▶ **WORK REQUIRED**: Reproduce the listing word for word. Skip any image.

— START INFORMATION PROVIDED —

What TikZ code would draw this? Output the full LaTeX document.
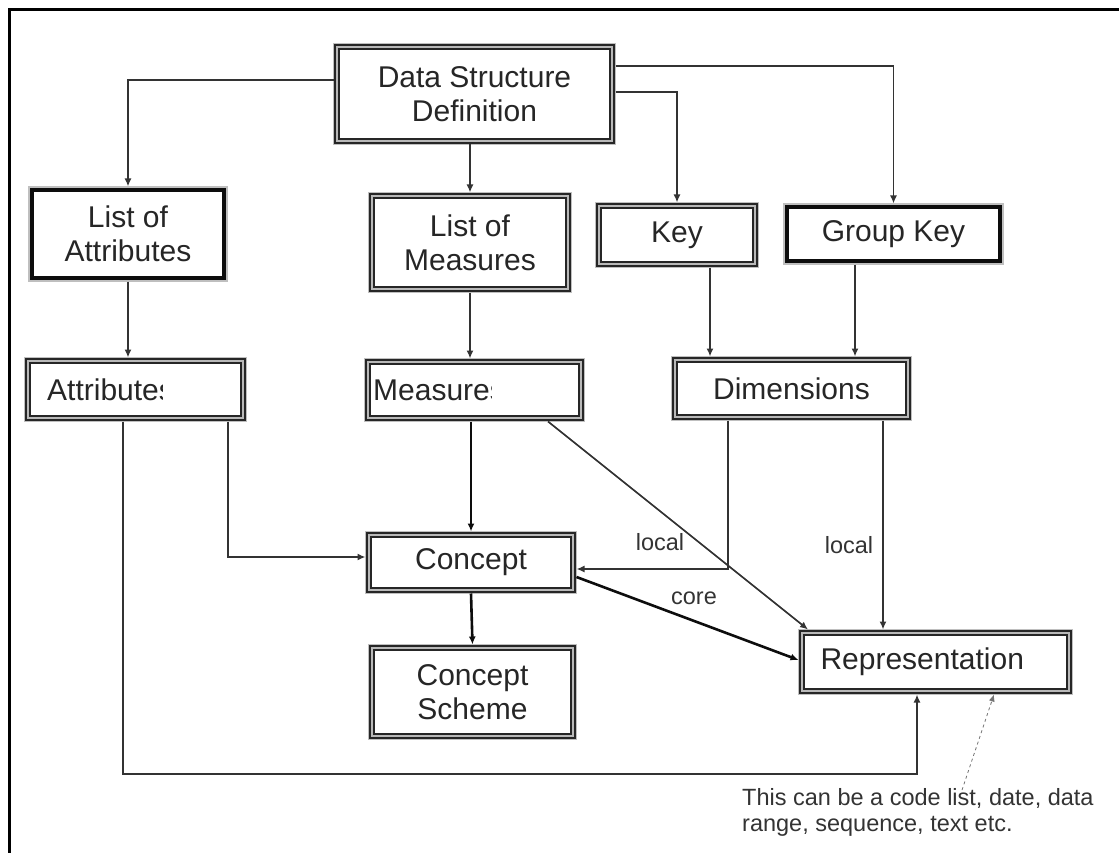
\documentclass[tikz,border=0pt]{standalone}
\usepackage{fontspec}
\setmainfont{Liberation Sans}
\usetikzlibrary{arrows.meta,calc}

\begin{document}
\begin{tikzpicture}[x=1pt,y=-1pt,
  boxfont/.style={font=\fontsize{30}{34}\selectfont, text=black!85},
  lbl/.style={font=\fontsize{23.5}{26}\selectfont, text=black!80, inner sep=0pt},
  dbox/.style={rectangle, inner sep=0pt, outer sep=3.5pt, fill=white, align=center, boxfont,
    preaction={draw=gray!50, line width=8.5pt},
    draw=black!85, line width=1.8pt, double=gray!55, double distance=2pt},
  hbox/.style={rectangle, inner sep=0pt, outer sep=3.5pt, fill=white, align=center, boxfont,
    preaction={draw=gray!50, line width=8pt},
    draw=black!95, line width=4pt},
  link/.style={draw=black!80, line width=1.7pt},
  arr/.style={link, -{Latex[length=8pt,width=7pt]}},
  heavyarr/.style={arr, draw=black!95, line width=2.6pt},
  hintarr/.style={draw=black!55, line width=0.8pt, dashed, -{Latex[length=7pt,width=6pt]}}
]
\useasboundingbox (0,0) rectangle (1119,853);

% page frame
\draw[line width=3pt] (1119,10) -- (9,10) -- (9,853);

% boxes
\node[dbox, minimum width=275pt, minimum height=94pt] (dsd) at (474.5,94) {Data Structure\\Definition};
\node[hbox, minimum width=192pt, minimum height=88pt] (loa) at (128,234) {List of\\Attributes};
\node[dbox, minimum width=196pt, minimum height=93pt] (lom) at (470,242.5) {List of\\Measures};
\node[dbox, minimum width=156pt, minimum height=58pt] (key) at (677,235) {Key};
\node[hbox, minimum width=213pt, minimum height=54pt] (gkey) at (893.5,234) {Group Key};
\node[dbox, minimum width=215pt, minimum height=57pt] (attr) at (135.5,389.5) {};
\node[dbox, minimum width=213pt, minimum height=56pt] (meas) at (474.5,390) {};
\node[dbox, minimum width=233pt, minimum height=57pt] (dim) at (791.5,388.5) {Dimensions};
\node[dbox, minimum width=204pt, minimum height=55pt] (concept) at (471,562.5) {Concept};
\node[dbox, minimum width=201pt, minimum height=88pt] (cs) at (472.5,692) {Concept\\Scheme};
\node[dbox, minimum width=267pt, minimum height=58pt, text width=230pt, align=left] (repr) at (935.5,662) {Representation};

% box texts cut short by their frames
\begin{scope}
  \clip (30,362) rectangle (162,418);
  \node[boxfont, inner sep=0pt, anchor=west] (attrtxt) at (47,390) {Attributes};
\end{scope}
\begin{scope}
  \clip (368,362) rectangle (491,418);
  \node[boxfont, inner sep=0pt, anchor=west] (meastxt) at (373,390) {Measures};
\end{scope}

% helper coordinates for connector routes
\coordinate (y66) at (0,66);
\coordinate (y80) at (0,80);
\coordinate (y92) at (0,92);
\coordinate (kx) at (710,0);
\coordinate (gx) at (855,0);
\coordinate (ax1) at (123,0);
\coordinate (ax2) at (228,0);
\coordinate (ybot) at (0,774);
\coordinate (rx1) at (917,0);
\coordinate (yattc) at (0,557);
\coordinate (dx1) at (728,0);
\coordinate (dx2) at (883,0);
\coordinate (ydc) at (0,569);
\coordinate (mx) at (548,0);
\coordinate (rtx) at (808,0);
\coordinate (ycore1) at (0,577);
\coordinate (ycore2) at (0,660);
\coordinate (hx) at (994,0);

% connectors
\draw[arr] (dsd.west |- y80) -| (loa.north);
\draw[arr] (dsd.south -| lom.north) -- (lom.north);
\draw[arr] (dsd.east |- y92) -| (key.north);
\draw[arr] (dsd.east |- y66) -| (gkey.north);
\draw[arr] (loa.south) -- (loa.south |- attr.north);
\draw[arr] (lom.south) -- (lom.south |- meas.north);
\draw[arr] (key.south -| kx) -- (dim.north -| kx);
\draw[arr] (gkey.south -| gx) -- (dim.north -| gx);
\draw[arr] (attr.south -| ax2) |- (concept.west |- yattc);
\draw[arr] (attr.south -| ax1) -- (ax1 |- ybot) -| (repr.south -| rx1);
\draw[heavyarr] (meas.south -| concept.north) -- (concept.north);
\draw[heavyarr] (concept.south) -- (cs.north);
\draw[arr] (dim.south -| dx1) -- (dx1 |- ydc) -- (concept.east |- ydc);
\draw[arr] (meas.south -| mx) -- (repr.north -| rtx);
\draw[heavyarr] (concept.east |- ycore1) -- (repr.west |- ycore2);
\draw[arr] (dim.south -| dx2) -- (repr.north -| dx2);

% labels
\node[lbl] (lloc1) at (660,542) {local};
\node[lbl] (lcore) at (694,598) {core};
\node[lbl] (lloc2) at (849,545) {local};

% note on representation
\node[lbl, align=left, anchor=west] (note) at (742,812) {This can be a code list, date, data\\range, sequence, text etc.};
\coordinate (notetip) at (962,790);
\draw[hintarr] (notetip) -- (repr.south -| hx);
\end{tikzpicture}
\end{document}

— END INFORMATION PROVIDED —

▶ **EXERCISE SOLUTION**:
What TikZ code would draw this? Output the full LaTeX document.
\documentclass[tikz,border=0pt]{standalone}
\usepackage{fontspec}
\setmainfont{Liberation Sans}
\usetikzlibrary{arrows.meta,calc}

\begin{document}
\begin{tikzpicture}[x=1pt,y=-1pt,
  boxfont/.style={font=\fontsize{30}{34}\selectfont, text=black!85},
  lbl/.style={font=\fontsize{23.5}{26}\selectfont, text=black!80, inner sep=0pt},
  dbox/.style={rectangle, inner sep=0pt, outer sep=3.5pt, fill=white, align=center, boxfont,
    preaction={draw=gray!50, line width=8.5pt},
    draw=black!85, line width=1.8pt, double=gray!55, double distance=2pt},
  hbox/.style={rectangle, inner sep=0pt, outer sep=3.5pt, fill=white, align=center, boxfont,
    preaction={draw=gray!50, line width=8pt},
    draw=black!95, line width=4pt},
  link/.style={draw=black!80, line width=1.7pt},
  arr/.style={link, -{Latex[length=8pt,width=7pt]}},
  heavyarr/.style={arr, draw=black!95, line width=2.6pt},
  hintarr/.style={draw=black!55, line width=0.8pt, dashed, -{Latex[length=7pt,width=6pt]}}
]
\useasboundingbox (0,0) rectangle (1119,853);

% page frame
\draw[line width=3pt] (1119,10) -- (9,10) -- (9,853);

% boxes
\node[dbox, minimum width=275pt, minimum height=94pt] (dsd) at (474.5,94) {Data Structure\\Definition};
\node[hbox, minimum width=192pt, minimum height=88pt] (loa) at (128,234) {List of\\Attributes};
\node[dbox, minimum width=196pt, minimum height=93pt] (lom) at (470,242.5) {List of\\Measures};
\node[dbox, minimum width=156pt, minimum height=58pt] (key) at (677,235) {Key};
\node[hbox, minimum width=213pt, minimum height=54pt] (gkey) at (893.5,234) {Group Key};
\node[dbox, minimum width=215pt, minimum height=57pt] (attr) at (135.5,389.5) {};
\node[dbox, minimum width=213pt, minimum height=56pt] (meas) at (474.5,390) {};
\node[dbox, minimum width=233pt, minimum height=57pt] (dim) at (791.5,388.5) {Dimensions};
\node[dbox, minimum width=204pt, minimum height=55pt] (concept) at (471,562.5) {Concept};
\node[dbox, minimum width=201pt, minimum height=88pt] (cs) at (472.5,692) {Concept\\Scheme};
\node[dbox, minimum width=267pt, minimum height=58pt, text width=230pt, align=left] (repr) at (935.5,662) {Representation};

% box texts cut short by their frames
\begin{scope}
  \clip (30,362) rectangle (162,418);
  \node[boxfont, inner sep=0pt, anchor=west] (attrtxt) at (47,390) {Attributes};
\end{scope}
\begin{scope}
  \clip (368,362) rectangle (491,418);
  \node[boxfont, inner sep=0pt, anchor=west] (meastxt) at (373,390) {Measures};
\end{scope}

% helper coordinates for connector routes
\coordinate (y66) at (0,66);
\coordinate (y80) at (0,80);
\coordinate (y92) at (0,92);
\coordinate (kx) at (710,0);
\coordinate (gx) at (855,0);
\coordinate (ax1) at (123,0);
\coordinate (ax2) at (228,0);
\coordinate (ybot) at (0,774);
\coordinate (rx1) at (917,0);
\coordinate (yattc) at (0,557);
\coordinate (dx1) at (728,0);
\coordinate (dx2) at (883,0);
\coordinate (ydc) at (0,569);
\coordinate (mx) at (548,0);
\coordinate (rtx) at (808,0);
\coordinate (ycore1) at (0,577);
\coordinate (ycore2) at (0,660);
\coordinate (hx) at (994,0);

% connectors
\draw[arr] (dsd.west |- y80) -| (loa.north);
\draw[arr] (dsd.south -| lom.north) -- (lom.north);
\draw[arr] (dsd.east |- y92) -| (key.north);
\draw[arr] (dsd.east |- y66) -| (gkey.north);
\draw[arr] (loa.south) -- (loa.south |- attr.north);
\draw[arr] (lom.south) -- (lom.south |- meas.north);
\draw[arr] (key.south -| kx) -- (dim.north -| kx);
\draw[arr] (gkey.south -| gx) -- (dim.north -| gx);
\draw[arr] (attr.south -| ax2) |- (concept.west |- yattc);
\draw[arr] (attr.south -| ax1) -- (ax1 |- ybot) -| (repr.south -| rx1);
\draw[heavyarr] (meas.south -| concept.north) -- (concept.north);
\draw[heavyarr] (concept.south) -- (cs.north);
\draw[arr] (dim.south -| dx1) -- (dx1 |- ydc) -- (concept.east |- ydc);
\draw[arr] (meas.south -| mx) -- (repr.north -| rtx);
\draw[heavyarr] (concept.east |- ycore1) -- (repr.west |- ycore2);
\draw[arr] (dim.south -| dx2) -- (repr.north -| dx2);

% labels
\node[lbl] (lloc1) at (660,542) {local};
\node[lbl] (lcore) at (694,598) {core};
\node[lbl] (lloc2) at (849,545) {local};

% note on representation
\node[lbl, align=left, anchor=west] (note) at (742,812) {This can be a code list, date, data\\range, sequence, text etc.};
\coordinate (notetip) at (962,790);
\draw[hintarr] (notetip) -- (repr.south -| hx);
\end{tikzpicture}
\end{document}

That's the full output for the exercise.